Human and Physical Geography
Describe and understand key aspects of:
- Physical geography, including climate zones, biomes and vegetation belts, rivers, mountains, volcanoes and earthquakes, and the water cycle
- Human geography, including types of settlement and land use, economic activity including trade links, and the distribution of natural resources including energy, food, minerals and water
Geographical Skills and Fieldwork
Use maps, atlases, globes and digital/computer mapping to locate countries and describe features studied.
Use the 8 points of a compass, 4 and 6-figure grid references, symbols and keys (including the use of Ordnance Survey maps) to build their knowledge of the UK and the wider world.
Use fieldwork to observe, measure, record and present the human and physical features in the local area using a range of methods, including sketch maps, plans and graphs, and digital technologies.
Impact
Teachers and our subject leader regularly review and monitor the extent to which pupils have understood concepts and retained key knowledge.

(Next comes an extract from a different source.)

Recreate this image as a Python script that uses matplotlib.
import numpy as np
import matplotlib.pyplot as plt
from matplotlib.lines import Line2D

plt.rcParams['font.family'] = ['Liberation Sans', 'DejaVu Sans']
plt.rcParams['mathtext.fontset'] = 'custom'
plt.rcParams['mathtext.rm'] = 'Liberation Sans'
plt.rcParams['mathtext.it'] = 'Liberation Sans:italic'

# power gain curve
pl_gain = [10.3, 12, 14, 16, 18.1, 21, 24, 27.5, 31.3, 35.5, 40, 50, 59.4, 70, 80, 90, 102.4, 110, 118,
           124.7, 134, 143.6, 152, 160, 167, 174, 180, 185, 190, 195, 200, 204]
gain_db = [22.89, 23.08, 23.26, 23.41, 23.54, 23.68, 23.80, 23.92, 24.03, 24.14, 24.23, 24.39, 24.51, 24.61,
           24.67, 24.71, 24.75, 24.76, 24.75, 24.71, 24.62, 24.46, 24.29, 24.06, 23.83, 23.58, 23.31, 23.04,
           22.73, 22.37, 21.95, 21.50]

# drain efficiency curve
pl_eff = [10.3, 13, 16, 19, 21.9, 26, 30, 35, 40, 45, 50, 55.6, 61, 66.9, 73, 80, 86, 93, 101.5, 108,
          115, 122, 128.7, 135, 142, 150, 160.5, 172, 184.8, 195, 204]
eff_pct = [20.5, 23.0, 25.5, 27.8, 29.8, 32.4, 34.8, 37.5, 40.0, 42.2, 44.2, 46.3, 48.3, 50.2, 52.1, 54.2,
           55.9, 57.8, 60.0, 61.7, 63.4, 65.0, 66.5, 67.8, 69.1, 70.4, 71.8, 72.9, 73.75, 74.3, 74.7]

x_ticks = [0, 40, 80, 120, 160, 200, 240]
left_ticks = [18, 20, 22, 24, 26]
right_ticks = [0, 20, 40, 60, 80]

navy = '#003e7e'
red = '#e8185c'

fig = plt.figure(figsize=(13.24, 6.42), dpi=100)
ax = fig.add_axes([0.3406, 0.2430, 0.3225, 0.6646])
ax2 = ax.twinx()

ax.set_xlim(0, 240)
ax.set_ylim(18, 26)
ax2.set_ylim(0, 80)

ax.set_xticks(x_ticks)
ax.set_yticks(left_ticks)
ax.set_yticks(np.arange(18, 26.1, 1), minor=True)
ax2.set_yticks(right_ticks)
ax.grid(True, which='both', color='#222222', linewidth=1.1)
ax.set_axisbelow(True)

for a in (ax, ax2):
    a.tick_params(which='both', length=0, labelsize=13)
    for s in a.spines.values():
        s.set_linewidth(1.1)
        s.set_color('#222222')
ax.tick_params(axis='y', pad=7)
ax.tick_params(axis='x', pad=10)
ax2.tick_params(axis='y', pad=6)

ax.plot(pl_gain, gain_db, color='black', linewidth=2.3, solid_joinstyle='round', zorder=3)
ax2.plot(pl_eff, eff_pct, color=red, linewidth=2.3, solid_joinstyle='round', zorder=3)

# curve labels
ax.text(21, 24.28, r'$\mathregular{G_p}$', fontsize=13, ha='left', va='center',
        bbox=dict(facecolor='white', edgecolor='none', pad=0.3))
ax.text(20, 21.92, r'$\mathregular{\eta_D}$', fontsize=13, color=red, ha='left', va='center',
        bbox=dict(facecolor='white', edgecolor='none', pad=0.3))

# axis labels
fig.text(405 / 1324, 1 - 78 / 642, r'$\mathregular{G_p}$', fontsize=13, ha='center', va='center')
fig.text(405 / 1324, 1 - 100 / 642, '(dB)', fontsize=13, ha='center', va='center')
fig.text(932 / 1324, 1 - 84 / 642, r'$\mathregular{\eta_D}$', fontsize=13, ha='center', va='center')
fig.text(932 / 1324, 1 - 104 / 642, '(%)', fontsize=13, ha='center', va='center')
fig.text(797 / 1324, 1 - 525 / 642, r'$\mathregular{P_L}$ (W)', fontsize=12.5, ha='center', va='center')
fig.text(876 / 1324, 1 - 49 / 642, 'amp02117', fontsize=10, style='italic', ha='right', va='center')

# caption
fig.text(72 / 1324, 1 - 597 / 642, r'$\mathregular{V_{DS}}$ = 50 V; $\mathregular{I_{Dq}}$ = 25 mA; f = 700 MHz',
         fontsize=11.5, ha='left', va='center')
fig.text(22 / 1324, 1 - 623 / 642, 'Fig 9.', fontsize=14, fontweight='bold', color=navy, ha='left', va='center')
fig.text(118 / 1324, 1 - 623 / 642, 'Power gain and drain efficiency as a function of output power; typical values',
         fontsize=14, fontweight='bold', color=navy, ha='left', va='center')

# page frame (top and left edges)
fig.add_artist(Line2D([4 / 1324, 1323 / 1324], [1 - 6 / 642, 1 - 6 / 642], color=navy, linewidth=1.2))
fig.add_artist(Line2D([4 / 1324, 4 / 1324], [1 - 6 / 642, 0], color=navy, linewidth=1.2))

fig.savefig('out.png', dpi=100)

We do this through discussions with pupils, observations of lessons and through reviewing the work that children undertake in class. Teachers assess outcomes for pupils every half term and this is monitored by the subject leader so that areas for development can be identified in order that training and enhanced opportunities for learning can be provided.
“Technology may seem to overcome the distances between us in both mental and physical space, but it is easy to forget that the land where we live, work and raise our children is hugely important, and that the choices of those who lead the seven billion inhabitants of this planet will to some degree always be shaped by the rivers, mountains, deserts, lakes and seas that constrain us all – as they always have.”